Prosecutors have told a federal jury that defendant Capt. James E. Weston "corrupted the contracting process" at the U.S. Naval Academy for his personal gain by selling Amway products to contractors he dealt with as public works officer.
Assistant U.S. Attorney Jane F. Barrett said Weston is guilty of "influence peddling" because he "took advantage of his position to reward contractors" who plied him with gifts such as major appliances in addition to orders for Amway products that they neither wanted nor needed.
"This case is about a captain in the U.S. Navy walking up to contractors with his hand out," she said.
"He wasn't worried about the law, because he thought he was above it. He was a captain, and nobody says 'No' to a captain."
The jury was beginning deliberations today in U.S. District Court here in Weston's trial on charges of bribery, conspiracy and obstruction of justice. The panel heard closing arguments yesterday.
Barrett and co-prosecutor Richard C. Kay argued that Weston conspired with Annapolis contractor Carroll R. Dunton and academy subordinate Eugene E. Hook to obtain thousands of dollars worth of gifts -- lawn mowers, air conditioners, a washer and dryer, and other appliances -- from Dunton in return for favored treatment on contracts.
Weston also is accused of five bribery counts tied to the alleged gifts, or gratuities, and one count of obstructing justice for allegedly hiding Amway records from a grand jury last year.
Defense attorney William M. Ferris attacked the credibility of Dunton and Hook, who have pleaded guilty to criminal charges, but he said Weston "probably exercised poor judgment" in selling Amway goods to contractors.
"Did he violate [Navy] standards of conduct?

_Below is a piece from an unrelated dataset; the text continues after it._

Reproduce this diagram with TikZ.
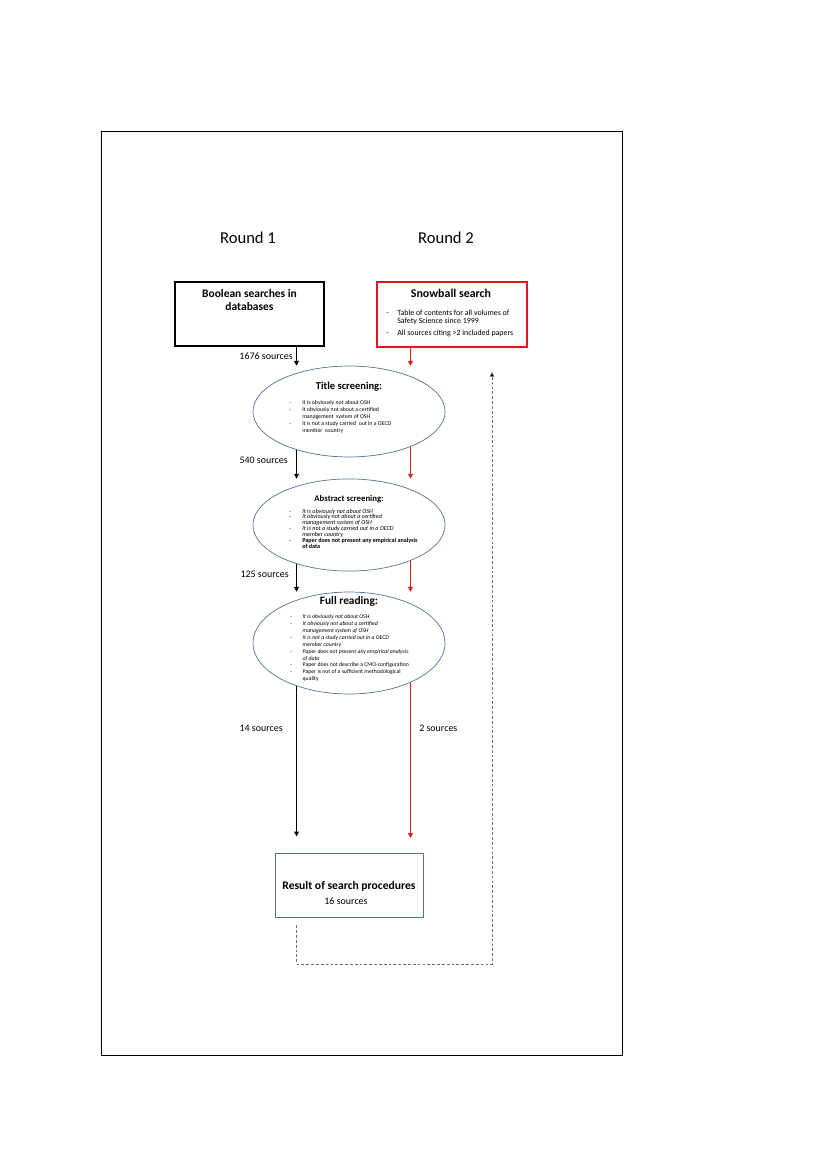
\documentclass[tikz,border=0pt]{standalone}
\usepackage{fontspec}
\setmainfont{Carlito}
\usepackage{tikz}
\usetikzlibrary{arrows.meta, shapes.geometric, backgrounds}
\definecolor{snowred}{RGB}{228,20,28}
\definecolor{ovalblue}{RGB}{80,115,150}
\definecolor{loopgray}{RGB}{110,110,110}

% list with a dash column
\newcommand{\dashlist}[2]{\begin{tabular}[t]{@{}p{#1}@{}l@{}}#2\end{tabular}}

\tikzset{
  ovalbox/.style={ellipse, draw=ovalblue, line width=0.5pt, fill=white, minimum width=48.8mm, inner sep=0pt},
  flowarrow/.style={line width=0.6pt, -{Triangle[length=3.4pt,width=3.4pt]}},
  countlabel/.style={font=\fontsize{7.2}{8}\selectfont, inner sep=0pt},
  listtext/.style={inner sep=0pt, anchor=base west},
}

\begin{document}
\begin{tikzpicture}[x=0.254mm, y=-0.254mm]
    \useasboundingbox (0,0) rectangle (827,1169);

    % Outer frame
    \draw[line width=0.7pt] (101,131) rectangle (622,1055);

    % Round headings
    \node[font=\fontsize{12}{14}\selectfont] (round1) at (248,238) {Round 1};
    \node[font=\fontsize{12}{14}\selectfont] (round2) at (446,238) {Round 2};

    % Boolean searches box
    \node[draw, line width=1.4pt, minimum width=37.85mm, minimum height=16.26mm, inner sep=0pt] (bool) at (249.5,314) {};
    \node[font=\fontsize{8.3}{10}\bfseries, align=center, inner sep=0pt] (boolText) at (249.5,300) {Boolean searches in\\databases};

    % Snowball search box
    \node[draw=snowred, line width=1pt, minimum width=38.1mm, minimum height=16.5mm, inner sep=0pt] (snow) at (452,314.5) {};
    \node[font=\fontsize{8.6}{9}\bfseries, inner sep=0pt] (snowText) at (451,293) {Snowball search};
    \node[listtext, font=\fontsize{5.7}{5.2}\selectfont] (snowList) at (386,315.5) {\dashlist{8pt}{
        - & Table of contents for all volumes of\\
          & Safety Science since 1999\\[3.4pt]
        - & All sources citing >2 included papers}};

    % Title screening
    \node[ovalbox, minimum height=23.1mm] (title) at (349,411.5) {};
    \node[font=\fontsize{7.6}{8}\bfseries, inner sep=0pt] (titleHead) at (349,387) {Title screening:};
    \node[listtext, font=\fontsize{4.2}{5}\selectfont] (titleList) at (289,404.5) {\dashlist{9.4pt}{
        - & It is obviously not about OSH\\
        - & It obviously not about a certified\\
          & management\ \ system of OSH\\
        - & It is not a study carried\ \ out in a OECD\\
          & member\ \ country}};

    % Abstract screening
    \node[ovalbox, minimum height=23.4mm] (abstract) at (349,525) {};
    \node[font=\fontsize{6.3}{7}\bfseries, inner sep=0pt] (abstractHead) at (349,499) {Abstract screening:};
    \node[listtext, font=\fontsize{4.4}{4.2}\selectfont] (abstractList) at (289,513) {\dashlist{9.4pt}{
        - & \textit{It is obviously not about OSH}\\
        - & \textit{It obviously not about a certified}\\
          & \textit{management system of OSH}\\
        - & \textit{It is not a study carried out in a OECD}\\
          & \textit{member country}\\
        - & \textbf{Paper does not present any empirical analysis}\\
          & \textbf{of data}}};

    % Full reading
    \node[ovalbox, minimum height=25.9mm] (full) at (349,643) {};
    \node[font=\fontsize{8.2}{9}\bfseries, inner sep=0pt] (fullHead) at (349,601) {Full reading:};
    \node[listtext, font=\fontsize{4.15}{5}\selectfont] (fullList) at (290,618.5) {\dashlist{9pt}{
        - & \textit{It is obviously not about OSH}\\
        - & \textit{It obviously not about a certified}\\
          & \textit{management system of OSH}\\
        - & \textit{It is not a study carried out in a OECD}\\
          & \textit{member country}\\
        - & \textit{Paper does not present any empirical analysis}\\
          & \textit{of data}\\
        - & Paper does not describe a CMO-configuration\\
        - & Paper is not of a sufficient methodological\\
          & quality}};

    % Result box
    \node[draw=ovalblue, line width=0.6pt, minimum width=37.6mm, minimum height=16.3mm, inner sep=0pt] (result) at (349,885) {};
    \node[font=\fontsize{8.4}{9}\bfseries, inner sep=0pt] (resultHead) at (349,886) {Result of search procedures};
    \node[countlabel] (resultCount) at (346,901) {16 sources};

    % Columns for the arrows
    \coordinate (colL) at (296.5,0);
    \coordinate (colR) at (410.5,0);
    \coordinate (loopCorner) at (492,964);
    \coordinate (loopTop) at (492,372);

    % Arrows
    \draw[flowarrow] (bool.south -| colL) -- (title.north -| colL);
    \draw[flowarrow, snowred] (snow.south -| colR) -- (title.north -| colR);
    \begin{scope}[on background layer]
        \draw[flowarrow] (title.center -| colL) -- (abstract.north -| colL);
        \draw[flowarrow, snowred] (title.center -| colR) -- (abstract.north -| colR);
        \draw[flowarrow] (abstract.center -| colL) -- (full.north -| colL);
        \draw[flowarrow, snowred] (abstract.center -| colR) -- (full.north -| colR);
        \draw[flowarrow, shorten >=4.1mm] (full.center -| colL) -- (result.north -| colL);
        \draw[flowarrow, snowred, shorten >=3.7mm] (full.center -| colR) -- (result.north -| colR);
    \end{scope}

    % Counts
    \node[countlabel, anchor=east] (n1676) at (293,356) {1676 sources};
    \node[countlabel, anchor=east] (n540) at (288,460) {540 sources};
    \node[countlabel, anchor=east] (n125) at (289,574) {125 sources};
    \node[countlabel, anchor=east] (n14) at (283,728) {14 sources};
    \node[countlabel, anchor=west] (n2) at (419,728) {2 sources};

    % Dashed loop back to round 2
    \draw[loopgray, line width=0.5pt, dash pattern=on 2pt off 1.5pt, shorten <=2mm, -{Triangle[length=3.4pt,width=3.4pt,fill=black]}]
        (result.south -| colL) |- (loopCorner) -- (loopTop);
\end{tikzpicture}
\end{document}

Did he deserve to get a reprimand? Of course he did," Ferris said. "He's sorry he made those decisions. But he didn't violate the laws in that indictment."

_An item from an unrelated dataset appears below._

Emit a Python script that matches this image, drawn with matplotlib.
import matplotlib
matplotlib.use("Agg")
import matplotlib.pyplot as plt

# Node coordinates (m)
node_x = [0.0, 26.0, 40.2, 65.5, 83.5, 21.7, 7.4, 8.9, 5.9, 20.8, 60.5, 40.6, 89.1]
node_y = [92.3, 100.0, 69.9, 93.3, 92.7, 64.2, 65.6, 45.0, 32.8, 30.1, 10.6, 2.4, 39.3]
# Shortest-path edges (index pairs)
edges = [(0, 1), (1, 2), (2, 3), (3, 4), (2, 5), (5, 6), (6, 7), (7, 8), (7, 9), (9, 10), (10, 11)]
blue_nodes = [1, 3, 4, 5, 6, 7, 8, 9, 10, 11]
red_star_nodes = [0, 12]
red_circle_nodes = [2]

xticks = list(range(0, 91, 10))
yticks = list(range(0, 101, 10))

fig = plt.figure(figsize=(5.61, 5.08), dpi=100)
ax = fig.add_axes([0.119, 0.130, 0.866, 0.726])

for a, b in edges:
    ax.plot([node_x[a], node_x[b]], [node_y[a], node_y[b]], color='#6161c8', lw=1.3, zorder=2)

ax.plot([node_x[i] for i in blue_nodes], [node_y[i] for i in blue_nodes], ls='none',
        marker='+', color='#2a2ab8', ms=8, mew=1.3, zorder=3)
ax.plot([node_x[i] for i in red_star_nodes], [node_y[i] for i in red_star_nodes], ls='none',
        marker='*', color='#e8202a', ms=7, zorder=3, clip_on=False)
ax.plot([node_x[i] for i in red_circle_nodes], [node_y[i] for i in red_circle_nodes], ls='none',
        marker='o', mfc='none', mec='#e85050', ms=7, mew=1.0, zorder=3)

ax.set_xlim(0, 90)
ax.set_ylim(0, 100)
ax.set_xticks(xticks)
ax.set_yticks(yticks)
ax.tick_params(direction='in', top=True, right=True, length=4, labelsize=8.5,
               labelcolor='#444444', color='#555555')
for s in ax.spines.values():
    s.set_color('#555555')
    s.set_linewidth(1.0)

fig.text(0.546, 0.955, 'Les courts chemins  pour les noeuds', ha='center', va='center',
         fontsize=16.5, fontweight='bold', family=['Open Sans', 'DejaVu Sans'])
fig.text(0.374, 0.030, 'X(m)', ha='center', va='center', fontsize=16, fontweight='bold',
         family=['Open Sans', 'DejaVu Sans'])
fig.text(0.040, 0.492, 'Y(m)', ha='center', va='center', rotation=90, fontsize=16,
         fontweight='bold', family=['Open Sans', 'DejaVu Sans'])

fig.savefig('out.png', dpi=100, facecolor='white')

The defense contended throughout the two-week trial, and again yesterday, that Weston did not have authority to award contracts. Ferris said most of the contracts mentioned by prosecutors were awarded by a Navy office in Washington and administered an an academy office over which Weston had no control in the chain of command.
Weston testified Wednesday that he paid Dunton, almost always in cash, for everything the contractor bought him. He admitted soliciting the appliances from Dunton to take advantage of "contractors' discount" prices.
Ferris also described Weston yesterday as "a poor record-keeper" and said the captain had no reason to hide his business records, some of which were seized by the FBI at his home last summer.
Kay said Weston influenced academy contracts by scheduling bid openings to favor certain contractors, creating false documents to justify contract awards, giving advance information to Dunton about future academy jobs and lowering the standards of review to get Dunton a $961,000 contract.
That contract, for work on Rickover Hall, was awarded during a period when Dunton was buying various appliances for the captain, according to trial evidence.
"It's what the contractors thought that's important," Kay told the jury. "He asked for things because he was the public works officer. They gave him things because he was the public works officer."
Barrett sharply disputed Ferris' contentions, arguing that Weston did control contracts because he was the top-ranking construction official at the academy, and that the captain purposely hid Amway records from the grand jury to conceal his private dealings with contractors while he was a Navy official.
She said Weston acted out "a pattern" of misconduct that included "ignoring the standards of conduct, Navy regulations, the rules that governed his existence as a captain."